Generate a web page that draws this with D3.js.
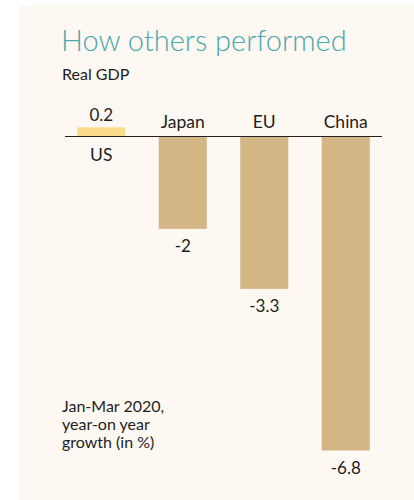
<!DOCTYPE html>
<html lang="en">
<head>
    <meta charset="UTF-8">
    <title>How others performed</title>
    <script src="https://cdnjs.cloudflare.com/ajax/libs/d3/7.8.5/d3.min.js"></script>
    <style>
        body { margin: 0; background: #fff; }
        svg text { font-family: Lato, 'Open Sans', sans-serif; fill: #1e1e1e; }
    </style>
</head>
<body>
    <div id="chart"></div>
    <script>
        // data
        var countries = ['US', 'Japan', 'EU', 'China'],
            growth = [0.2, -2, -3.3, -6.8],
            valueLabels = ['0.2', '-2', '-3.3', '-6.8'];

        var w = 414,
            h = 500,
            svg = d3.select('#chart')
                    .append('svg')
                    .attr('width', w)
                    .attr('height', h);

        // panel background
        svg.append('rect')
            .attr('x', 19)
            .attr('y', 5)
            .attr('width', w - 19)
            .attr('height', h - 5)
            .attr('fill', '#fdf8f1');

        svg.append('text')
            .attr('x', 61)
            .attr('y', 51)
            .text('How others performed')
            .style('font-size', '29px')
            .style('font-weight', 300)
            .style('fill', '#4aa7ae');

        svg.append('text')
            .attr('x', 62)
            .attr('y', 80)
            .text('Real GDP')
            .style('font-size', '16px');

        var xScale = d3.scaleBand()
                       .domain(countries)
                       .range([65, 382])
                       .paddingInner(0.41)
                       .paddingOuter(0.15);

        var yScale = d3.scaleLinear()
                       .domain([-6.8, 0])
                       .range([450.5, 136.5]);

        // BARS
        svg.selectAll('rect.bar')
            .data(countries)
            .enter()
            .append('rect')
            .attr('class', 'bar')
            .attr('x', (d) => xScale(d))
            .attr('width', xScale.bandwidth())
            .attr('y', (d, i) => yScale(Math.max(0, growth[i])))
            .attr('height', (d, i) => Math.abs(yScale(growth[i]) - yScale(0)))
            .attr('fill', (d, i) => growth[i] > 0 ? '#fbdc8f' : '#d4b585');

        // zero line
        svg.append('line')
            .attr('x1', 65)
            .attr('x2', 382)
            .attr('y1', yScale(0))
            .attr('y2', yScale(0))
            .attr('stroke', '#222')
            .attr('stroke-width', 1.2);

        // country names: above line for negatives, below for positives
        svg.selectAll('text.cat')
            .data(countries)
            .enter()
            .append('text')
            .attr('class', 'cat')
            .attr('x', (d) => xScale(d) + xScale.bandwidth() / 2)
            .attr('y', (d, i) => growth[i] > 0 ? yScale(0) + 24 : yScale(0) - 9)
            .attr('text-anchor', 'middle')
            .style('font-size', '17.5px')
            .text((d) => d);

        // value labels
        svg.selectAll('text.val')
            .data(countries)
            .enter()
            .append('text')
            .attr('class', 'val')
            .attr('x', (d) => xScale(d) + xScale.bandwidth() / 2)
            .attr('y', (d, i) => growth[i] > 0 ? yScale(growth[i]) - 6 : yScale(growth[i]) + 23)
            .attr('text-anchor', 'middle')
            .style('font-size', '17px')
            .text((d, i) => valueLabels[i]);

        // footnote
        var note = svg.append('text')
                      .attr('x', 62)
                      .attr('y', 412)
                      .style('font-size', '16px');
        ['Jan-Mar 2020,', 'year-on year', 'growth (in %)'].forEach((t, i) => {
            note.append('tspan')
                .attr('x', 62)
                .attr('dy', i === 0 ? 0 : 18)
                .text(t);
        });
    </script>
</body>
</html>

--

Transcribe the whole listing exactly. Pictures stay out of your copy.

Result:
Generate a web page that draws this with D3.js.
<!DOCTYPE html>
<html lang="en">
<head>
    <meta charset="UTF-8">
    <title>How others performed</title>
    <script src="https://cdnjs.cloudflare.com/ajax/libs/d3/7.8.5/d3.min.js"></script>
    <style>
        body { margin: 0; background: #fff; }
        svg text { font-family: Lato, 'Open Sans', sans-serif; fill: #1e1e1e; }
    </style>
</head>
<body>
    <div id="chart"></div>
    <script>
        // data
        var countries = ['US', 'Japan', 'EU', 'China'],
            growth = [0.2, -2, -3.3, -6.8],
            valueLabels = ['0.2', '-2', '-3.3', '-6.8'];

        var w = 414,
            h = 500,
            svg = d3.select('#chart')
                    .append('svg')
                    .attr('width', w)
                    .attr('height', h);

        // panel background
        svg.append('rect')
            .attr('x', 19)
            .attr('y', 5)
            .attr('width', w - 19)
            .attr('height', h - 5)
            .attr('fill', '#fdf8f1');

        svg.append('text')
            .attr('x', 61)
            .attr('y', 51)
            .text('How others performed')
            .style('font-size', '29px')
            .style('font-weight', 300)
            .style('fill', '#4aa7ae');

        svg.append('text')
            .attr('x', 62)
            .attr('y', 80)
            .text('Real GDP')
            .style('font-size', '16px');

        var xScale = d3.scaleBand()
                       .domain(countries)
                       .range([65, 382])
                       .paddingInner(0.41)
                       .paddingOuter(0.15);

        var yScale = d3.scaleLinear()
                       .domain([-6.8, 0])
                       .range([450.5, 136.5]);

        // BARS
        svg.selectAll('rect.bar')
            .data(countries)
            .enter()
            .append('rect')
            .attr('class', 'bar')
            .attr('x', (d) => xScale(d))
            .attr('width', xScale.bandwidth())
            .attr('y', (d, i) => yScale(Math.max(0, growth[i])))
            .attr('height', (d, i) => Math.abs(yScale(growth[i]) - yScale(0)))
            .attr('fill', (d, i) => growth[i] > 0 ? '#fbdc8f' : '#d4b585');

        // zero line
        svg.append('line')
            .attr('x1', 65)
            .attr('x2', 382)
            .attr('y1', yScale(0))
            .attr('y2', yScale(0))
            .attr('stroke', '#222')
            .attr('stroke-width', 1.2);

        // country names: above line for negatives, below for positives
        svg.selectAll('text.cat')
            .data(countries)
            .enter()
            .append('text')
            .attr('class', 'cat')
            .attr('x', (d) => xScale(d) + xScale.bandwidth() / 2)
            .attr('y', (d, i) => growth[i] > 0 ? yScale(0) + 24 : yScale(0) - 9)
            .attr('text-anchor', 'middle')
            .style('font-size', '17.5px')
            .text((d) => d);

        // value labels
        svg.selectAll('text.val')
            .data(countries)
            .enter()
            .append('text')
            .attr('class', 'val')
            .attr('x', (d) => xScale(d) + xScale.bandwidth() / 2)
            .attr('y', (d, i) => growth[i] > 0 ? yScale(growth[i]) - 6 : yScale(growth[i]) + 23)
            .attr('text-anchor', 'middle')
            .style('font-size', '17px')
            .text((d, i) => valueLabels[i]);

        // footnote
        var note = svg.append('text')
                      .attr('x', 62)
                      .attr('y', 412)
                      .style('font-size', '16px');
        ['Jan-Mar 2020,', 'year-on year', 'growth (in %)'].forEach((t, i) => {
            note.append('tspan')
                .attr('x', 62)
                .attr('dy', i === 0 ? 0 : 18)
                .text(t);
        });
    </script>
</body>
</html>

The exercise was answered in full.